I was talking with a friend about the upcoming Laura Ingalls Wilder Reading Challenge hosted here in February (more information is here), and she mentioned that she wanted to participate but would like to read something other than the Little House books. So I thought I’d share some of those titles for anyone else seeking that kind of information as well.
As far as I know, the only books that Laura wrote as books are the nine Little House ones, as well as her first book titled Pioneer Girl, (which is not the same thing as a biography of her by the same title) which she and her daughter, Rose, later reworked into the Little House series. But there are a few books of her writings compiled and published after her death. Those are:
Little House in the Ozarks: the Rediscovered Writings of Laura Ingalls Wilder, compiled and edited by Stephen Hines, a collection of newspaper columns and magazine articles she wrote before starting the Little House books, reviewed here. Saving Graces: the Inspirational Writings of Laura Ingalls Wilder, reviewed here, is a collection of inspirational or faith-based columns pulled from this book.
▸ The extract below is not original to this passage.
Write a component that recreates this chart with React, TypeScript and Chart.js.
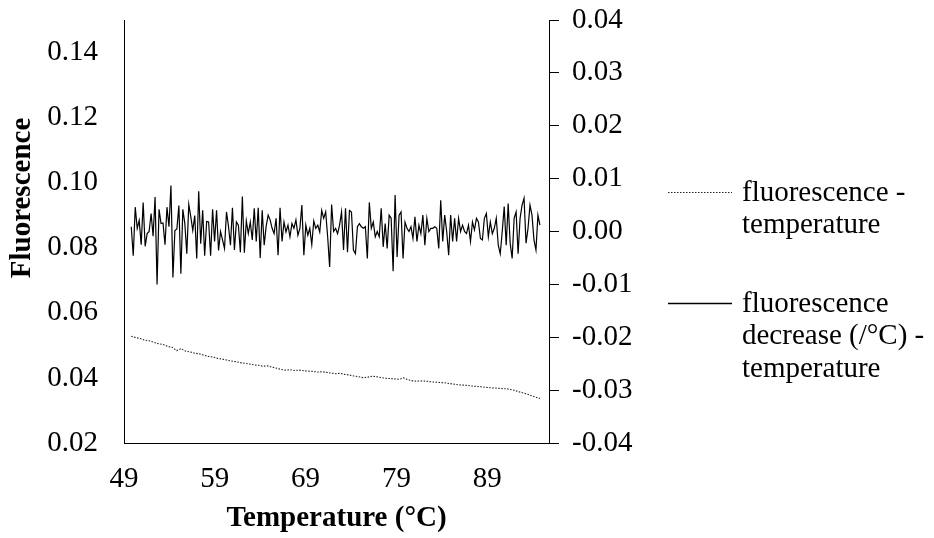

The same editor’s three books beginning with Writings to Young Women from Laura Ingalls Wilder appears to be the same type of thing: some of the columns from the first book sorted into different categories.
On the Way Home, a diary of her move with her husband and daughter in a covered wagon from South Dakota to Missouri.
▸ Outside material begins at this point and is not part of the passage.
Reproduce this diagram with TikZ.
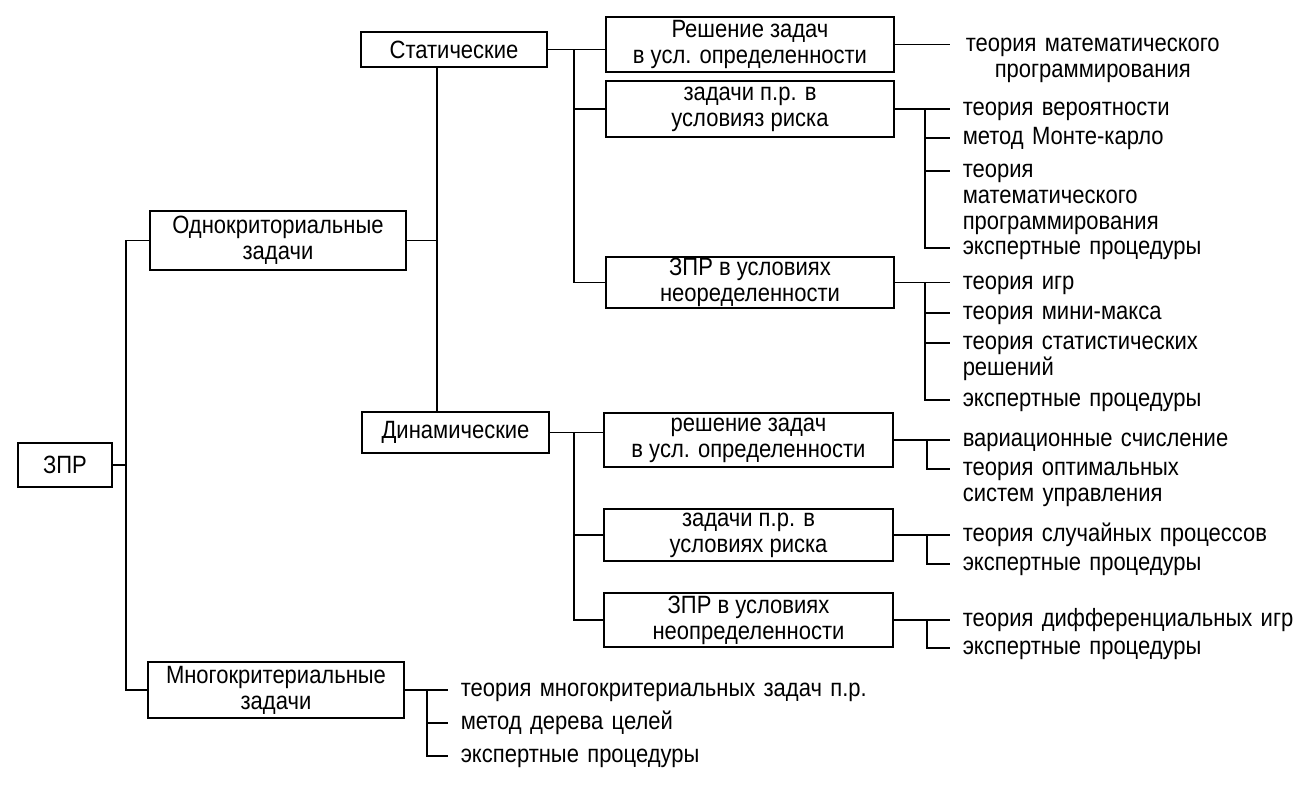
\documentclass[tikz,border=0pt]{standalone}
\usepackage{fontspec}
\setmainfont[FakeStretch=0.88]{Liberation Sans}
\begin{document}
\fontsize{25}{26}\selectfont
\begin{tikzpicture}[x=1pt,y=-1pt,line width=1.5pt,
	box/.style={draw,inner sep=0pt,align=center},
	item/.style={anchor=mid west,inner xsep=12pt,inner ysep=0pt,text width=420pt,align=left}]
	\useasboundingbox (0,0) rectangle (1302,792);
	%блоки
	\node[box,minimum width=94,minimum height=44] (zpr) at (65,465) {ЗПР};
	\node[box,minimum width=256,minimum height=59] (odno) at (278,240.5) {Однокриториальные\\задачи};
	\node[box,minimum width=256,minimum height=56] (mnogo) at (276,690) {Многокритериальные\\задачи};
	\node[box,minimum width=186,minimum height=35] (stat) at (454,49.5) {Статические};
	\node[box,minimum width=187,minimum height=41] (din) at (455.5,432.5) {Динамические};
	\node[box,minimum width=288,minimum height=55] (s1) at (750,44.5) {Решение задач\\в усл. определенности};
	\node[box,minimum width=288,minimum height=56] (s2) at (750,109) {задачи п.р. в\\условияз риска};
	\node[box,minimum width=288,minimum height=51] (s3) at (750,282.5) {ЗПР в условиях\\неоределенности};
	\node[box,minimum width=289,minimum height=54] (d1) at (748.5,440) {решение задач\\в усл. определенности};
	\node[box,minimum width=289,minimum height=52] (d2) at (748.5,535) {задачи п.р. в\\условиях риска};
	\node[box,minimum width=289,minimum height=54] (d3) at (748.5,620) {ЗПР в условиях\\неопределенности};
	%методы
	\node[item,text width=260pt,align=center] (s1a) at (950,44.5) {теория математического\\программирования};
	\node[item] (s2a) at (950,109) {теория вероятности};
	\node[item] (s2b) at (950,138) {метод Монте-карло};
	\node[item] (s2c) at (950,171) {теория\\математического\\программирования};
	\node[item] (s2d) at (950,248) {экспертные процедуры};
	\node[item] (s3a) at (950,282.5) {теория игр};
	\node[item] (s3b) at (950,313) {теория мини-макса};
	\node[item] (s3c) at (950,343) {теория статистических\\решений};
	\node[item] (s3d) at (950,400) {экспертные процедуры};
	\node[item] (d1a) at (950,440) {вариационные счисление};
	\node[item] (d1b) at (950,469) {теория оптимальных\\систем управления};
	\node[item] (d2a) at (950,535) {теория случайных процессов};
	\node[item] (d2b) at (950,564) {экспертные процедуры};
	\node[item] (d3a) at (950,620) {теория дифференциальных игр};
	\node[item] (d3b) at (950,648) {экспертные процедуры};
	\node[item] (ma) at (448,690) {теория многокритериальных задач п.р.};
	\node[item] (mb) at (448,723) {метод дерева целей};
	\node[item] (mc) at (448,756) {экспертные процедуры};
	\coordinate (t) at (126,465);
	\coordinate (m) at (437,240.5);
	\coordinate (sb) at (574,49.5);
	\coordinate (db) at (574,432.5);
	\coordinate (sx) at (925,0);
	\coordinate (dx) at (927,0);
	\coordinate (mx) at (427,0);
	%связи
	\draw (zpr.east) -- (t);
	\draw (odno.west) -| (t) |- (mnogo.west);
	\draw (odno.east) -- (m);
	\draw (stat.south -| m) -- (din.north -| m);
	\draw (stat.east) -- (sb -| s1.west);
	\draw (sb) |- (s2.west) (sb) |- (s3.west);
	\draw (din.east) -- (db -| d1.west);
	\draw (db) |- (d2.west) (db) |- (d3.west);
	\draw (s1.east) -- (s1a.mid west);
	\draw (s2.east) -- (s2a.mid west);
	\foreach \n in {s2b,s2c,s2d}
	\draw (sx |- s2.east) |- (\n.mid west);
	\draw (s3.east) -- (s3a.mid west);
	\foreach \n in {s3b,s3c,s3d}
	\draw (sx |- s3.east) |- (\n.mid west);
	\draw (d1.east) -- (d1a.mid west);
	\draw (dx |- d1.east) |- (d1b.mid west);
	\draw (d2.east) -- (d2a.mid west);
	\draw (dx |- d2.east) |- (d2b.mid west);
	\draw (d3.east) -- (d3a.mid west);
	\draw (dx |- d3.east) |- (d3b.mid west);
	\draw (mnogo.east) -- (ma.mid west);
	\foreach \n in {mb,mc}
	\draw (mx |- mnogo.east) |- (\n.mid west);
\end{tikzpicture}
\end{document}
West From Home, letters Laura wrote to Almonzo while visiting their daughter in San Francisco, where she visited the World’s Fair.
A Little House Traveler contains the above two books plus the previously unpublished The Road Back, about the first trip she and Almonzo took back to De Smet, where Laura grew up and where they met.
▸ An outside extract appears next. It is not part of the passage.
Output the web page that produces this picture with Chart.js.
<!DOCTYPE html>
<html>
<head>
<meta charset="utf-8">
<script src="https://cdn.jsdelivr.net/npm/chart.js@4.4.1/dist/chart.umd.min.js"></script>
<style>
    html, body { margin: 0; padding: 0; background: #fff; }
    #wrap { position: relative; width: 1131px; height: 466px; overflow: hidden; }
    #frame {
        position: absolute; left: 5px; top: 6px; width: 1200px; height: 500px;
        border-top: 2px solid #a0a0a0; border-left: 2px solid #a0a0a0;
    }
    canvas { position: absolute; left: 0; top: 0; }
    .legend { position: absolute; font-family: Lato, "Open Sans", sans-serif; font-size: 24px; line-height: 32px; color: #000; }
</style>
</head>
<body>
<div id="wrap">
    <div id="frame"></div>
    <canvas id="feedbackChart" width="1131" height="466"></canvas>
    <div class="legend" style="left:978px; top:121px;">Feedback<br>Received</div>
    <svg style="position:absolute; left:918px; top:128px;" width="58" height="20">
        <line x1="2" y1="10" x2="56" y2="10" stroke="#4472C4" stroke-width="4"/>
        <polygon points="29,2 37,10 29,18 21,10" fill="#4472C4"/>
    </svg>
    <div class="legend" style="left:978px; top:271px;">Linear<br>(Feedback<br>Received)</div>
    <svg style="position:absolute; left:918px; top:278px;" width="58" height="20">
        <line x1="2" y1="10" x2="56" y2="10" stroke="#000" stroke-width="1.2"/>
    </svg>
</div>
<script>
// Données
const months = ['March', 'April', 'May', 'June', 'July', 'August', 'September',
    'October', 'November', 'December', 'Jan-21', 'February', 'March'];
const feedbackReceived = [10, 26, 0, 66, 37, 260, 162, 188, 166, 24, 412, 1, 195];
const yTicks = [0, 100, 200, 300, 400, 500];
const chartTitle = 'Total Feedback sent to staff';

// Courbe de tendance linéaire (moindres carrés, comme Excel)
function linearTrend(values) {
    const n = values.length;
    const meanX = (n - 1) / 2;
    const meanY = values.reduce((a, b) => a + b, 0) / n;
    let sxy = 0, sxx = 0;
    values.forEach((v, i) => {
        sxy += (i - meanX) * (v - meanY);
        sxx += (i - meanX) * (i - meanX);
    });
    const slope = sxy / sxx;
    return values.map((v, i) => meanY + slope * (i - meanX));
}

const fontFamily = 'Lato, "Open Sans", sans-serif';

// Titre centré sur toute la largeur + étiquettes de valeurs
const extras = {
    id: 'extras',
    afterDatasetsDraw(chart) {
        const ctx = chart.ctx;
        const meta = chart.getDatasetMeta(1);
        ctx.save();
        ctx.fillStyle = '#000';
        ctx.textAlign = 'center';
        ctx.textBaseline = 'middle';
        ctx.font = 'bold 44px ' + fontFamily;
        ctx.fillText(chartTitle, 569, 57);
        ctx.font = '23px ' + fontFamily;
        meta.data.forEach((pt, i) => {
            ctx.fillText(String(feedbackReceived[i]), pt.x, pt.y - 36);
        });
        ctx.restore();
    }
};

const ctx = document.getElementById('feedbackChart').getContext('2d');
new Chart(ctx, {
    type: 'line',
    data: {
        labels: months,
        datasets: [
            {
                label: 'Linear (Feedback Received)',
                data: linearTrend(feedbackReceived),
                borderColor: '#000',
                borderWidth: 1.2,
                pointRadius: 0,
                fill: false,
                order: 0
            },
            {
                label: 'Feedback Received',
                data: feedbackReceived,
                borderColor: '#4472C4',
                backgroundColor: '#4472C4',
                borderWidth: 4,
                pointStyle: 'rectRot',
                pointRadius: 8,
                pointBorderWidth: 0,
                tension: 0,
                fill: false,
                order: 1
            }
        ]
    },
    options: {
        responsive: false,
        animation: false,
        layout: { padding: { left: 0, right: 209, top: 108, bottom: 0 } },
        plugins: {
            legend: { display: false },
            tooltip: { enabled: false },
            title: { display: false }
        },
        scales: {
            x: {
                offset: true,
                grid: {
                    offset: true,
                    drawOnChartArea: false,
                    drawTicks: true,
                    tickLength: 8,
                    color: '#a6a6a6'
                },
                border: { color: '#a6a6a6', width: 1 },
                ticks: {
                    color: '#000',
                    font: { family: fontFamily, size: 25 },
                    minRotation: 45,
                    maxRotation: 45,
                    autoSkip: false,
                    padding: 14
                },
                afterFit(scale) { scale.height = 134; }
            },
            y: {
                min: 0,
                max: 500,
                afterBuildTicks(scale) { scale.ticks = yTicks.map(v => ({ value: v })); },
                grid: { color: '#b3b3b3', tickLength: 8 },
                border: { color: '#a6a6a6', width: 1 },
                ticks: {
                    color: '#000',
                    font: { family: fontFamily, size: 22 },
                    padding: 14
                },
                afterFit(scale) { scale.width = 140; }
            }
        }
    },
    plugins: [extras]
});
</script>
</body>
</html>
A Little House Sampler, stories and writings of Laura as well as of Rose Wilder Lane, compiled by William T. Anderson.
There may be some other “compilation” type books, but these are the ones I know of. I have only read the one compiled by Stephen Hines so far.
Laura’s daughter, Rose Wilder Lane, wrote Let the Hurricane Roar (also known as Young Pioneers) about her grandparents’ “prairie life,” I believe before the Little House books were written or planned. Laura didn’t start writing until in her 60s, if I remember correctly. Another of Rose’s prairie-based books is Free Land: I am not sure if that one was specifically based on her family’s story or not. I have not read either of these but I have Let the Hurricane Roar on hand and hope to read it next month. These books are written for adults, while Laura’s were written for children. Rose wrote a number of other books: she was more well-known as a writer than her mother until the Little House books caught on: then Laura’s fame surpassed hers. There is disagreement in scholarly circles as to how much of the Little House books was actually written by Rose. Rose insisted they were all her mother’s work, but it seems likely that Rose would have shaped and edited them to some degree. Those who have read more of Roses’s writing seem to feel that her style is so different from that of the Little House books that they can’t believe she would have been the main writer behind them. That’s what I like to think, but I suppose we’ll never know for sure.
Some years ago Roger Lea MacBride published a series of books based on Rose’s childhood. When I first saw them, I didn’t realize they were about Rose and I was miffed that someone was seeming to horn in on the Little House fame by trying to write similar books. I didn’t realize until last year that MacBride was something of an unofficial adopted son of Rose’s and her sole heir. I didn’t realize until today that he was the co-creator and co-producer of the Little House on the Prairie TV series and that he had the rights to them. So he was much more closely related to the Little House world than I thought. I’d like to read these books some time but I don’t think I’ll get to them this year. I will forewarn you, though, that Rose is a very very different person than her mother in many ways. Of course, the times in which she grew up were quite different as well.
A more modern and kind of fun, though irreverent, book relating to Laura is The Wilder Life: My Adventures in the Lost World of Little House on the Prairie by Wendy McClure, Laura fan extraordinaire, reviewed here. Wendy set about to try to recapture something of “Laura world” by trying different Laura experiences (churning butter. etc.) and visiting the different sites where her family lived.
Then there are any number of biographies about Laura. So far I have only read I Remember Laura by Stephen W. Hines, reviewed here, a collection or articles and interviews of people who actually knew Laura.
Then there is Laura’s Album: A Remembrance Scrapbook of Laura Ingalls Wilder by William Anderson, a Little House Cookbook (which I bought but have not delved into yet), a Little House Crafts Book, The Little House Guidebook about the different sites and museums associated with Laura.
Those are the Laura-related books I am familiar with. Do you know of any others?